> Exercise
Reproduce the section of the listing that begins at the line containing "Reproduce this chart with matplotlib." and finishes at the line containing "plt.rcParams['font.family'] = ['Liberation". Include both end lines and nothing beyond them.

> Dataset entries
—————
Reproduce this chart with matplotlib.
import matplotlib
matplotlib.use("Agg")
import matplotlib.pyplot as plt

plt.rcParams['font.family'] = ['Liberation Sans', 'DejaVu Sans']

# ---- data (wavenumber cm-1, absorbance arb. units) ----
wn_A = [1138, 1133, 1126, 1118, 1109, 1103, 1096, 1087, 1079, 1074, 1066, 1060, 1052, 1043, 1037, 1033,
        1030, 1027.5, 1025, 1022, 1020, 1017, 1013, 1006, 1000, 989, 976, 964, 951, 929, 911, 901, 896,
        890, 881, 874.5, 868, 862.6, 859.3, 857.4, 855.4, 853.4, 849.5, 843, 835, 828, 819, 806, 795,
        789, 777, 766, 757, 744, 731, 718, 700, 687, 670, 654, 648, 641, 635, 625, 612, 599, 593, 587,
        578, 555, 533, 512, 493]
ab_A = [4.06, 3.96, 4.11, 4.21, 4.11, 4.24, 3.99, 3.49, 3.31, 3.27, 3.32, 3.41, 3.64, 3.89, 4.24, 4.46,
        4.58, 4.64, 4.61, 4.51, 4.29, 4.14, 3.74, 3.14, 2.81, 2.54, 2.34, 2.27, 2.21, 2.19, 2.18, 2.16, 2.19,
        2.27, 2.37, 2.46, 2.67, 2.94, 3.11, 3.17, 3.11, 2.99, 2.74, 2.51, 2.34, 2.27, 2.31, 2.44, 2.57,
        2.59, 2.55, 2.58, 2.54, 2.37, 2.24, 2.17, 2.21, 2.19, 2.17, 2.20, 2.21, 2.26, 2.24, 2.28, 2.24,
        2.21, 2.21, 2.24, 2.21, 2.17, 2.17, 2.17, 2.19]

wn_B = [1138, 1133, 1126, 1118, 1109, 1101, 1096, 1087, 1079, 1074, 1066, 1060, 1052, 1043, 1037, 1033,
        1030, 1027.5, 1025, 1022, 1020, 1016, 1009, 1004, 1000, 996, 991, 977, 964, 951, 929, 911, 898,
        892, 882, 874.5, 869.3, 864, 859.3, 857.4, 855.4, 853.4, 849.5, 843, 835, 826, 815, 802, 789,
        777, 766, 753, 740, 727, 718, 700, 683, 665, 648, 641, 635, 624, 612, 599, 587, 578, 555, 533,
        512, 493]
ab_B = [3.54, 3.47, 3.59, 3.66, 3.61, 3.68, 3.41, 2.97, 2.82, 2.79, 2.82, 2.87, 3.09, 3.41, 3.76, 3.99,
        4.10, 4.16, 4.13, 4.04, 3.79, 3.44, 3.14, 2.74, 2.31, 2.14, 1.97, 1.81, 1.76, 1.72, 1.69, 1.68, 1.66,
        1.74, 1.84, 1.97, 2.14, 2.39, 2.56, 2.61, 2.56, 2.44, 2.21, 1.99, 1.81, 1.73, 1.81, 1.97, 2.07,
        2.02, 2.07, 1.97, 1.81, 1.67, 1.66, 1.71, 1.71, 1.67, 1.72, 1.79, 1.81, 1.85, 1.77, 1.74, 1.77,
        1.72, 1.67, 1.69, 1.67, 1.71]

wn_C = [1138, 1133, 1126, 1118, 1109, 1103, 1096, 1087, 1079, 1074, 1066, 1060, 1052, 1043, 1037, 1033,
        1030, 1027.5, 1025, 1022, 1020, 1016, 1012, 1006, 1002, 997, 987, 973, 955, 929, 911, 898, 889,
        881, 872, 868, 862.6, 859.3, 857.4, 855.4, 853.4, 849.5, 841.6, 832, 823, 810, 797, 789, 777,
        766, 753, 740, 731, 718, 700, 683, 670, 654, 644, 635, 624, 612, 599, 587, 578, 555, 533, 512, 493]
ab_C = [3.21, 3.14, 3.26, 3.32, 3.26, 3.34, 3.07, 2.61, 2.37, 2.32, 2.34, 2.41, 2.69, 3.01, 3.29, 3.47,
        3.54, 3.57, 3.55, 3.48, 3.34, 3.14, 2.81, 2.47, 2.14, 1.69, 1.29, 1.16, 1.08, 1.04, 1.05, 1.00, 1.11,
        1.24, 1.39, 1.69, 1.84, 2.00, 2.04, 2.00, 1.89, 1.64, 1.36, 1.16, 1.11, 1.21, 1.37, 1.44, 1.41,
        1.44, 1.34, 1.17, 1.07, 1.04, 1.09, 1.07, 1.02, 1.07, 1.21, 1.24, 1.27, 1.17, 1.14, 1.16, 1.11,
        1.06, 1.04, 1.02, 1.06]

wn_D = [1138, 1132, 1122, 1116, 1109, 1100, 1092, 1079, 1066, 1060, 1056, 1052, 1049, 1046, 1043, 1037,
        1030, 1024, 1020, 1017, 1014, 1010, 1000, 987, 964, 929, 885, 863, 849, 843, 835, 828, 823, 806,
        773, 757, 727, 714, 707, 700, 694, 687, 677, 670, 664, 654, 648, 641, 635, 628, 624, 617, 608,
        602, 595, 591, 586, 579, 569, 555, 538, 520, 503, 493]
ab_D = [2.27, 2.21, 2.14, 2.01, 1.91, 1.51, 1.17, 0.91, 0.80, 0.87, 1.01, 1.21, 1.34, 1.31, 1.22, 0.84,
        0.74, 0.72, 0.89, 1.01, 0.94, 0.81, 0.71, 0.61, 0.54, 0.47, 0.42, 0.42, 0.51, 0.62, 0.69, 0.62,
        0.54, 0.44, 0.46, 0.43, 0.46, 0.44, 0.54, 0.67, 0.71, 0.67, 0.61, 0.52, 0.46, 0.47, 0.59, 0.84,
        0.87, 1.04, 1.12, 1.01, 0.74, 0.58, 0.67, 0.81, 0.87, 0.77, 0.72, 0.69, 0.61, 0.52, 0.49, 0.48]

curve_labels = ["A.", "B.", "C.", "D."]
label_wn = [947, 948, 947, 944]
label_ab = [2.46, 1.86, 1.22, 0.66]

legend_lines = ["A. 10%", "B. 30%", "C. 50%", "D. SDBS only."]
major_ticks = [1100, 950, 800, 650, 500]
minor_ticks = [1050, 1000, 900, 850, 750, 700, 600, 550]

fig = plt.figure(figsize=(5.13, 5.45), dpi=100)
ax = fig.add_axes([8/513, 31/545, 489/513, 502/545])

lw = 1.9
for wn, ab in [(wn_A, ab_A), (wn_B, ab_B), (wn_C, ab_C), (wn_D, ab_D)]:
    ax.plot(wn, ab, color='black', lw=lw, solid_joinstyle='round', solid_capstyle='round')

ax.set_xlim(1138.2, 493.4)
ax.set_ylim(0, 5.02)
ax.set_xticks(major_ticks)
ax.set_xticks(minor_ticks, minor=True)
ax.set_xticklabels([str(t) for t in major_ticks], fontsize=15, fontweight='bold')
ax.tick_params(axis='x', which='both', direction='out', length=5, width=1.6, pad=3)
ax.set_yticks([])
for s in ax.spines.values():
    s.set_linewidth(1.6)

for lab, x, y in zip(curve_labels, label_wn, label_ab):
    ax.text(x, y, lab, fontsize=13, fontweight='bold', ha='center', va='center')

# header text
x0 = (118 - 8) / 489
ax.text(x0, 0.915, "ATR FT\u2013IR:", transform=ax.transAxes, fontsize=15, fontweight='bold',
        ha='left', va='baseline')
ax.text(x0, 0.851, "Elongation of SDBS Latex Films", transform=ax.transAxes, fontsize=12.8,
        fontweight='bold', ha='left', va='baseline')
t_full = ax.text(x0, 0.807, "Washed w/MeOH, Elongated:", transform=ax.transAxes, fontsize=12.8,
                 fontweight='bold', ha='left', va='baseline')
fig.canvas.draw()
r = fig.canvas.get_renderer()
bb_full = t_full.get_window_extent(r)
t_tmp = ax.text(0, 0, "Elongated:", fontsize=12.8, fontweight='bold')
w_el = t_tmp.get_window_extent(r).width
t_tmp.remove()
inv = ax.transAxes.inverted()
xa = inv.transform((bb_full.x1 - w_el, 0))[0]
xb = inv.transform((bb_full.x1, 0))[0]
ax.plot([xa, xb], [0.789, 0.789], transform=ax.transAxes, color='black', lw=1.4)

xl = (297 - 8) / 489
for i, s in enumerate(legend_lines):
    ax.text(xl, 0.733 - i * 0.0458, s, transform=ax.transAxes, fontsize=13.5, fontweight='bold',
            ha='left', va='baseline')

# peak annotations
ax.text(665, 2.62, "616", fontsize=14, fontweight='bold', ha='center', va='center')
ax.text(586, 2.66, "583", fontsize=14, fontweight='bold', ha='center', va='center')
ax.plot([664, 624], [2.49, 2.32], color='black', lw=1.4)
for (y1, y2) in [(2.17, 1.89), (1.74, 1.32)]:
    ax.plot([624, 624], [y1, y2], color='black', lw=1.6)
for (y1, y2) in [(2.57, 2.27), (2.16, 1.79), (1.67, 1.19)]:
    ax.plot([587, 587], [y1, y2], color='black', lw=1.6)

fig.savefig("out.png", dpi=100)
—————
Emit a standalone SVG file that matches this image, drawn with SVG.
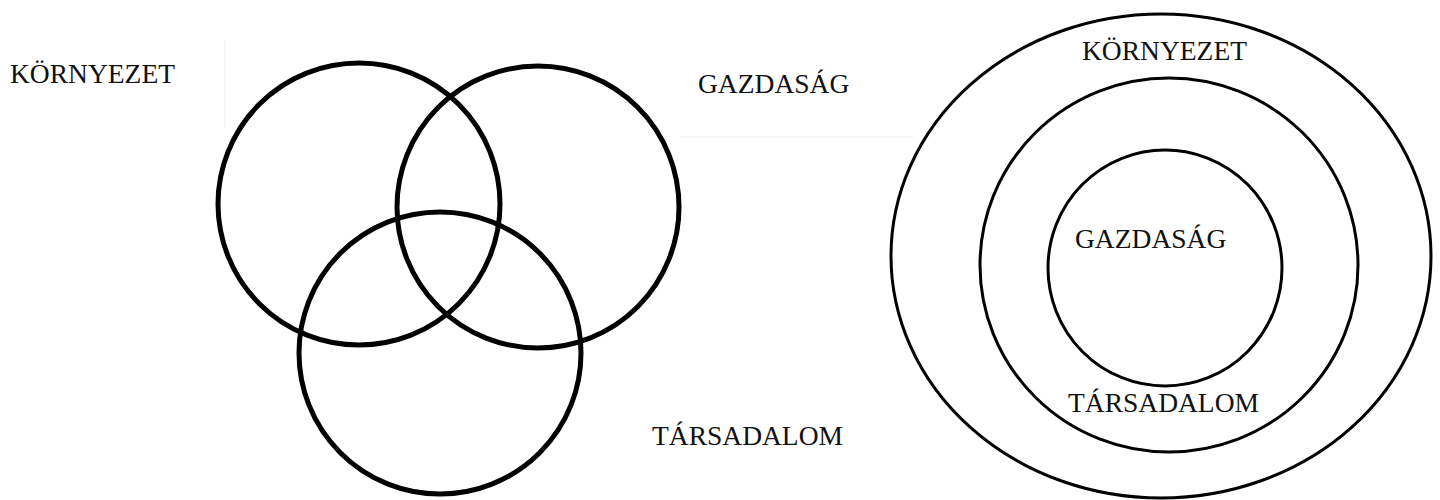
—————
> Finished answer
Reproduce this chart with matplotlib.
import matplotlib
matplotlib.use("Agg")
import matplotlib.pyplot as plt

plt.rcParams['font.family'] = ['Liberation Sans', 'DejaVu Sans']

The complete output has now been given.